The third assumption that I think will be tested is whether there is indeed a settled national consensus that the presidency should rotate every eight years between the north and the south. My sense is that this bargain was fashioned in response to the crisis that followed the annulment of the June 12, 1993 election and the agitation against regional dominance during military rule. Even when it is not codified in the constitution and no politician can be stopped from exercising their constitutional rights to stand for elections, the political elite has largely kept to this gentlemanly agreement. This bargain has been tested a few times, especially following the sickness and the death of President Umaru Yar’Adua and in practically all presidential elections since 2003. It will be tested again in 2027.

By the rotation logic, the presidency should stay in the south till 2031 before returning to the north for eight unbroken years. All the aspirants from the south pledging to do only one term in office are responding to the need not to upset this delicate bargain. Without really saying it, they are simultaneously trying to reassure the north and appeal to northern votes. This is also the appeal of Jonathan to some northern politicians, as only Jonathan and Tinubu can really be confined to one term because, if either of them wins in 2027, he would be constitutionally term-barred from running in 2031.
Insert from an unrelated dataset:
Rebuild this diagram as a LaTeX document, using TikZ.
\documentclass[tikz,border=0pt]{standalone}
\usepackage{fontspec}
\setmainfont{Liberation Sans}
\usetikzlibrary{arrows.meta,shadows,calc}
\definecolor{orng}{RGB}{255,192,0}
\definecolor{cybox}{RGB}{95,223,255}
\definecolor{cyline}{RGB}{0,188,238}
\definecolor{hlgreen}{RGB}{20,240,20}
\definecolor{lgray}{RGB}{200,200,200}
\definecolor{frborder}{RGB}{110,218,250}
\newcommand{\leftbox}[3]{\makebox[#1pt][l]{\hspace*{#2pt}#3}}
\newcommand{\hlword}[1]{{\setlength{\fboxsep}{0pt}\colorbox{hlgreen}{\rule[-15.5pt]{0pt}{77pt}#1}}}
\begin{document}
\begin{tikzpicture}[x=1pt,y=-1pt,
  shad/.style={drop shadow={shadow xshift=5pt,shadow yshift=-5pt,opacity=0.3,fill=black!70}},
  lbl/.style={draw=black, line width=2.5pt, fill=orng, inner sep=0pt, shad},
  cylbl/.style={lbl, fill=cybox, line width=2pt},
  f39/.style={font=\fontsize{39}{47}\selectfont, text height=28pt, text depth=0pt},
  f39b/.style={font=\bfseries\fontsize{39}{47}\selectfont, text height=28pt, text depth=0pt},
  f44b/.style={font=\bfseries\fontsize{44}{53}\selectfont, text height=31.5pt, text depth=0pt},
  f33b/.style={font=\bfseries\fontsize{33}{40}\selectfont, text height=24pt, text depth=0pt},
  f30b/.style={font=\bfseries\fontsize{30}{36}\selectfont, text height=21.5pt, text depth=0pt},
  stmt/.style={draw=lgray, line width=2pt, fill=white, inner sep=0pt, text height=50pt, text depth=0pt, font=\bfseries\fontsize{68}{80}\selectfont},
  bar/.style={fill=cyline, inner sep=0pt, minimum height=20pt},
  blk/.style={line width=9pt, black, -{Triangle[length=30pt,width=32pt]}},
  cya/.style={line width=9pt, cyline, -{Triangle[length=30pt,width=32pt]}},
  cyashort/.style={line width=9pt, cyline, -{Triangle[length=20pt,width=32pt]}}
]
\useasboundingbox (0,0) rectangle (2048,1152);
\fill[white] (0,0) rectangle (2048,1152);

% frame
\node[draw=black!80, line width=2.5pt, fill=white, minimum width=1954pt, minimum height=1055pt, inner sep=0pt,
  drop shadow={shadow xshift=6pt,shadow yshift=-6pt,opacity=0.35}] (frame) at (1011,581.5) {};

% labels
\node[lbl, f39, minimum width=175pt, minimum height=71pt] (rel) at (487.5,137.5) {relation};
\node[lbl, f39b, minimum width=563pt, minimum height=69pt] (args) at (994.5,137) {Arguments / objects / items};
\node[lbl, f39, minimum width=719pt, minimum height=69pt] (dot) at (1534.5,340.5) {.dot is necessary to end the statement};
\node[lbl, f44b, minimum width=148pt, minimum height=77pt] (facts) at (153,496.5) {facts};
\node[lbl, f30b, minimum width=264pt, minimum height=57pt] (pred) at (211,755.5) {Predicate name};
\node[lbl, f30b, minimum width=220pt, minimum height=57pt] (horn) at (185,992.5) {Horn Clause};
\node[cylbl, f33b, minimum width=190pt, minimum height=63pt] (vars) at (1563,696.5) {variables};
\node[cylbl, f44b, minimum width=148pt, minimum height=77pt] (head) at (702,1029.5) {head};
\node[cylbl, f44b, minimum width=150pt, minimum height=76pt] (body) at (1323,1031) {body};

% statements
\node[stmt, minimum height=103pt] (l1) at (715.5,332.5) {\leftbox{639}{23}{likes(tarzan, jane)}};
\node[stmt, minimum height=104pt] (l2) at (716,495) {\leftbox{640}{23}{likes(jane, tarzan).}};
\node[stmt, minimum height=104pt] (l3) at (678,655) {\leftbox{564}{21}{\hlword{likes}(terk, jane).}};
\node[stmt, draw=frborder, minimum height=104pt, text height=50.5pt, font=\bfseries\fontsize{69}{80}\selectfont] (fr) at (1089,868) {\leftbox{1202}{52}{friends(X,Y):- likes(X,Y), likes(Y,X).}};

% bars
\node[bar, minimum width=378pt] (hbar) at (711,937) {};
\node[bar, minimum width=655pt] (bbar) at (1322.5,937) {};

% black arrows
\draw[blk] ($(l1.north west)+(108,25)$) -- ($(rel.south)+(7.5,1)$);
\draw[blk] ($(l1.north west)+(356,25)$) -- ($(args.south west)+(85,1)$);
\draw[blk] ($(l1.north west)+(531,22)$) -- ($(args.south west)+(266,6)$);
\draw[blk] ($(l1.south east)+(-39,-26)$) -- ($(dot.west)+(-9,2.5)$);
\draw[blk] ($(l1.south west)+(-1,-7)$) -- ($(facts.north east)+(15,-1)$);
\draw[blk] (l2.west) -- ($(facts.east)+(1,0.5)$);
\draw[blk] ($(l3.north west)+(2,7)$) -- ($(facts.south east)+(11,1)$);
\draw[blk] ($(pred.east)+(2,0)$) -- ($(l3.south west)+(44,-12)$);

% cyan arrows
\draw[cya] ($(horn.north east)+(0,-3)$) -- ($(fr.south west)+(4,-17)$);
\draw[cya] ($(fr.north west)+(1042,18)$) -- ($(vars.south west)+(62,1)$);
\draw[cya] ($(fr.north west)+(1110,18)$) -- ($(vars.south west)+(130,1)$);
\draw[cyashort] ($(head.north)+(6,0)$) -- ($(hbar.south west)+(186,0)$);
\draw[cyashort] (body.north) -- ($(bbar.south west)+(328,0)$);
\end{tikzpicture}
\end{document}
There is a possibility that the rotation bargain is a shared consensus between the political elite and the generality of Nigerians.  But what if it is just as elite construct and it is not really a hill most Nigerians are ready to die on and that all those tying themselves into knots making promises that no one believes do not really need to bother? We will not know until this assumption is tested. If it however matters to both the political elite and the majority of the electorate, what happens if someone forces the issue and this delicate balance is upset? Will it be tolerated as one of those things or will it set off a series, or sow the seeds, of a political crisis in the country? This, too, we will not know until we get to that bridge.